Bernard Fouquet is not your average model. Male, over 60, with a shock of silver hair and piercing blue eyes, he cuts a distinctly atypical, yet nonetheless rakish dash. He has six children (one son, five daughters) and manages to balance what appears to be a family life lifted straight from the pages of a Tommy Hilfiger campaign (which isn’t far off – both he and a number of his children work with the house) with an unsurprisingly successful modelling career, as well as running his own cashmere business from whichever corner of the globe he happens to be on at any given time. A true friend of The Rake, Bernard was kind enough to talk us through some of the pearls of wisdom he has accrued over the years.

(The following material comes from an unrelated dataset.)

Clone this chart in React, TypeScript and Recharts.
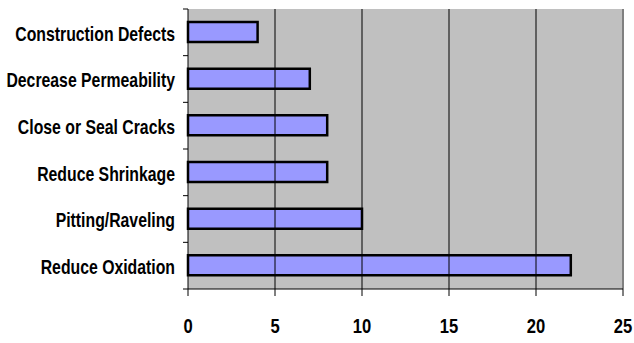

“It’s funny, a friend just called and asked if I was on holiday, and I said ‘I am never on holiday!’” A miserable thought for most, but Bernard’s easy laugh and mock-surprise at the question reveals quite how much he loves his work. “First of all, there is no really bad part of my job – that’s what I think all the time,” Bernard explains, questioning how he could possibly complain about a client when there is such a strong mutual trust implicit between himself and the brand who has booked him. “The best part of the job is travelling and meeting different people all the time. That’s one of the things I love more than anything… And on top of that you get to make a living which is pretty good, no?” With the twinkle in his eye and relaxed attitude towards his admittedly ‘pretty good’ job means it would be easy to assume that Fouquet has had an easy life. Not so.

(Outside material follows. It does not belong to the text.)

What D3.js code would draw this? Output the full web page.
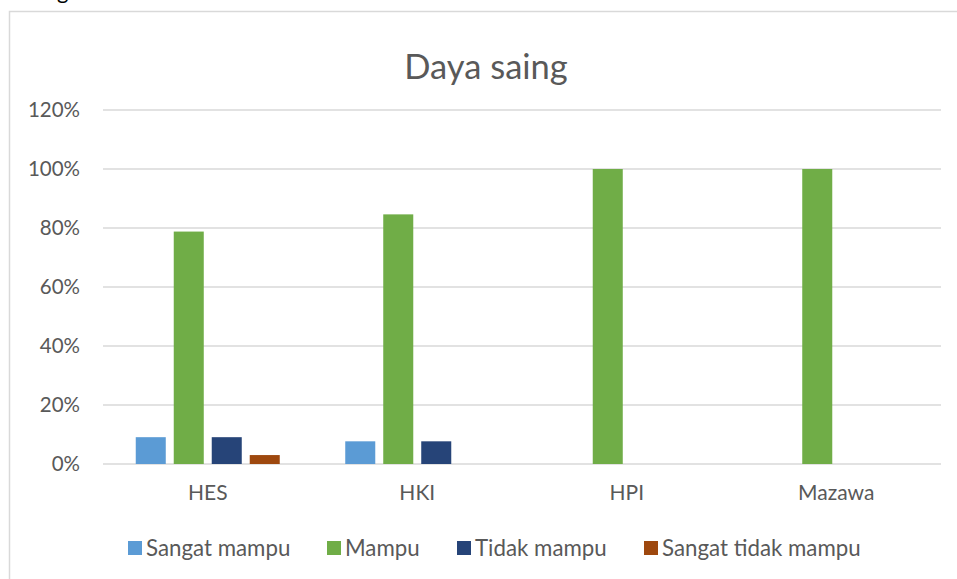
<!DOCTYPE html>
<html>
<head>
<meta charset="utf-8">
<script src="https://cdn.jsdelivr.net/npm/d3@7"></script>
<style>
  html, body { margin: 0; padding: 0; background: #ffffff; }
  svg { display: block; }
  text { font-family: Lato, "Open Sans", sans-serif; fill: #595959; }
</style>
</head>
<body>
<svg id="chart" width="957" height="579"></svg>
<script>
// ---- data ----
const title = "Daya saing";
const categories = ["HES", "HKI", "HPI", "Mazawa"];
const seriesNames = ["Sangat mampu", "Mampu", "Tidak mampu", "Sangat tidak mampu"];
const sangatMampu = [0.0909, 0.0769, 0, 0];
const mampu = [0.7879, 0.8462, 1.0, 1.0];
const tidakMampu = [0.0909, 0.0769, 0, 0];
const sangatTidakMampu = [0.0303, 0, 0, 0];
const yTicks = [0, 0.2, 0.4, 0.6, 0.8, 1.0, 1.2];
const colors = ["#5B9BD5", "#70AD47", "#264478", "#9E480E"];

const seriesValues = [sangatMampu, mampu, tidakMampu, sangatTidakMampu];

const svg = d3.select("#chart");
svg.append("rect").attr("width", 957).attr("height", 579).attr("fill", "#fff");

// stray descender from text above the chart frame (as in the reference)
svg.append("text").attr("x", 57).attr("y", -1).attr("font-size", 22).text("g").style("fill", "#000");

// chart frame
svg.append("path")
  .attr("d", "M9.5,579 L9.5,11.5 L960,11.5")
  .attr("fill", "none").attr("stroke", "#d9d9d9").attr("stroke-width", 1.5);

const plot = { left: 103, right: 941, top: 110, bottom: 464 };

const x0 = d3.scaleBand().domain(categories).range([plot.left, plot.right]).paddingInner(0).paddingOuter(0);
const x1 = d3.scaleBand().domain(seriesNames).range([0, x0.bandwidth()]).paddingInner(0.21).paddingOuter(0.862);
const y = d3.scaleLinear().domain([0, 1.2]).range([plot.bottom, plot.top]);

// gridlines
svg.append("g").selectAll("line").data(yTicks).join("line")
  .attr("x1", plot.left).attr("x2", plot.right)
  .attr("y1", d => y(d)).attr("y2", d => y(d))
  .attr("stroke", "#d9d9d9").attr("stroke-width", 1.5);

// y axis labels
const yAxis = d3.axisLeft(y).tickValues(yTicks).tickFormat(d => Math.round(d * 100) + "%").tickSize(0).tickPadding(0);
const yg = svg.append("g").attr("transform", `translate(80,0)`).call(yAxis);
yg.select(".domain").remove();
yg.selectAll("text").attr("font-size", 20.5).style("font-family", "Lato, 'Open Sans', sans-serif").attr("fill", "#595959");

// bars
const groups = svg.append("g").selectAll("g").data(categories).join("g")
  .attr("transform", d => `translate(${x0(d)},0)`);
groups.selectAll("rect")
  .data((c, ci) => seriesNames.map((s, si) => ({ s, v: seriesValues[si][ci], color: colors[si] })))
  .join("rect")
  .attr("x", d => x1(d.s))
  .attr("width", x1.bandwidth())
  .attr("y", d => y(d.v))
  .attr("height", d => y(0) - y(d.v))
  .attr("fill", d => d.color);

// x axis labels
const xAxis = d3.axisBottom(x0).tickSize(0).tickPadding(0);
const xg = svg.append("g").attr("transform", `translate(0,${plot.bottom + 21})`).call(xAxis);
xg.select(".domain").remove();
xg.selectAll("text").attr("font-size", 21).attr("dy", "0.71em").style("font-family", "Lato, 'Open Sans', sans-serif").attr("fill", "#595959");

// title
svg.append("text").attr("x", 486).attr("y", 79).attr("text-anchor", "middle")
  .attr("font-size", 34.5).text(title);

// legend
const legendX = [128, 327, 457, 644];
const legend = svg.append("g").selectAll("g").data(seriesNames).join("g")
  .attr("transform", (d, i) => `translate(${legendX[i]},541)`);
legend.append("rect").attr("width", 14).attr("height", 14).attr("fill", (d, i) => colors[i]);
legend.append("text").attr("x", 18).attr("y", 7).attr("dy", "0.35em").attr("font-size", 22.3).text(d => d);
</script>
</body>
</html>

“You have to suffer – if you don’t suffer, you don’t learn."
“Don’t do drugs and don’t drink. That’s what I would say to myself at 16. When you use drugs and you do a lot of drinking, it affects so many things in your life – your relationships, job, everything”. Bernard is open and retrospectively level-headed about the addiction he tackled – and has now beaten. His roller-coaster experience – “you get angry, you get crazy, you get happy, you get sad” – taught him some of his hardest lessons. “You have to suffer – if you don’t suffer, you don’t learn. I am the type of person who learns a lot by suffering. You have to learn the hard way. When everything is too sweet and nice, what do you learn?” His thick French accent takes on a humble, pensive pace when he talks of the difficulties he’s faced, but he always ends on a positive. “I have been sober now for 21 years and I can see a big difference, I tell you. I go to AA, I have done all that work. It was not easy but the reason we do it is so that every day is better and better and better.”
Bernard’s unfailingly optimistic outlook only adds to his charm and he has the sort of open personality that makes you feel like you’ve known him far beyond a half hour Skype conversation. “I never really give up and I think I have a lot of discipline for myself, and I won’t change that at all. That discipline – you know, it’s a funny story. When I got divorced the second time, I was using drugs and drinking and it was a bad divorce. My lawyer said ‘You know what, Bernard, I want you to have discipline!’ Since that day, I realised I paid my lawyer too much; I lost the case, but to tell you the truth I won in the respect that I found my inner discipline. It’s something I had to learn; he said ‘You need discipline or you won’t go anywhere.’ So I said, ‘Ok, fine.’” Bernard’s idea of a funny story might not be entirely conventional, but he has the sense to laugh at the irony of his expensive lawyer who lost him a lot, but taught him something more valuable than anything material.